Using water as both a metaphor and setting, Petzold’s Undine is most alive visually when he submerges viewers into the deep end. Whether that be many leagues under the sea in a diving expedition, dousing some characters after a hallway aquarium breaks, using a wide shot to envelop someone’s relationship to the ocean, or silently measuring a swimmer doing laps before action is taken, it is those scenes that give the movie a pristine, meditative, Shape of Waterlike spiritual bend, without the fishy stuff.

Lame double entendre aside, Undine is centered firmly around Beer. Her façade is the one fixated on as we enter the movie, and the one that sticks with us after conclusion.
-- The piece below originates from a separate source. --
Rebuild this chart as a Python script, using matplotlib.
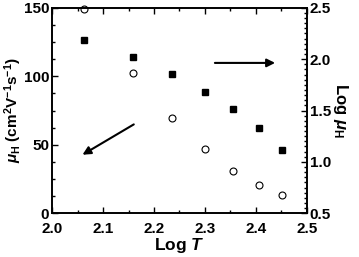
import numpy as np
from matplotlib import pyplot as plt
from matplotlib.ticker import AutoMinorLocator, MultipleLocator

plt.rcParams['font.family'] = ['Liberation Sans', 'DejaVu Sans']
plt.rcParams['font.weight'] = 'bold'
plt.rcParams['mathtext.fontset'] = 'custom'
plt.rcParams['mathtext.rm'] = 'Liberation Sans:bold'
plt.rcParams['mathtext.it'] = 'Liberation Sans:bold:italic'

# Données
log_t = [2.063, 2.159, 2.235, 2.301, 2.355, 2.406, 2.451]
mu_h = [149, 102.5, 69.5, 47, 31, 21, 13]
log_mu_h = [2.19, 2.02, 1.856, 1.68, 1.51, 1.33, 1.115]

fig, ax = plt.subplots(figsize=(3.59, 2.57), dpi=100)
fig.subplots_adjust(left=0.145, right=0.855, top=0.97, bottom=0.17)
ax2 = ax.twinx()

ax.plot(log_t, mu_h, 'o', mfc='white', mec='black', ms=5, mew=0.8, clip_on=False)
ax2.plot(log_t, log_mu_h, 's', color='black', ms=4.5, clip_on=False)

ax.set_xlim(2.0, 2.5)
ax.set_ylim(0, 150)
ax2.set_ylim(0.5, 2.5)

ax.xaxis.set_major_locator(MultipleLocator(0.1))
ax.xaxis.set_minor_locator(AutoMinorLocator(2))
ax.yaxis.set_major_locator(MultipleLocator(50))
ax.yaxis.set_minor_locator(AutoMinorLocator(4))
ax2.yaxis.set_major_locator(MultipleLocator(0.5))
ax2.yaxis.set_minor_locator(AutoMinorLocator(10))
ax2.yaxis.set_major_formatter(plt.FormatStrFormatter('%.1f'))

ax.tick_params(which='both', direction='in', top=True, labelsize=11, width=1)
ax.tick_params(axis='y', pad=2)
ax.tick_params(axis='x', pad=6.5)
ax.tick_params(which='major', length=4)
ax.tick_params(which='minor', length=2.5)
ax2.tick_params(which='both', direction='in', labelsize=11, width=1, pad=2)
ax2.tick_params(which='major', length=4)
ax2.tick_params(which='minor', length=2.5)
for a in (ax, ax2):
    for s in a.spines.values():
        s.set_linewidth(1.2)

ax.set_xlabel(r'Log $\it{T}$', fontsize=12.5, fontweight='bold', labelpad=0)
ax.set_ylabel(r'$\it{\mu}_{\rm H}$ (cm$^{2}$V$^{-1}$s$^{-1}$)', fontsize=11, fontweight='bold', labelpad=0)
ax2.set_ylabel(r'Log $\it{\mu}_{\rm H}$', fontsize=12, fontweight='bold', rotation=270, labelpad=14)

# Flèches
ax.annotate('', xy=(2.055, 41.7), xytext=(2.165, 65.9),
            arrowprops=dict(arrowstyle='-|>', color='black', lw=1.5, mutation_scale=12))
ax2.annotate('', xy=(2.443, 1.963), xytext=(2.314, 1.963),
             arrowprops=dict(arrowstyle='-|>', color='black', lw=1.5, mutation_scale=12))

plt.savefig('out.png', dpi=100)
The work Beer (as well as her early tag-team partner Matschenz) puts out in the first five minutes on screen should not go unnoticed, for it takes a high level of skill and command to draw an audience in immediately into a relationship and its dissolution that we really know nothing about. Beer’s second tag-team partner in Rogowski provides a dose of levity, his character’s slight awkwardness wrapped within a legitimately pleasing personality.

Irregular in story source material but very familiar thematically, Undine uses its lightly known mythology to provide a different ebb and flow to a traditional love triangle. Does it always make the cleanest sense? No, and neither does love, which makes its murkiness pretty fitting.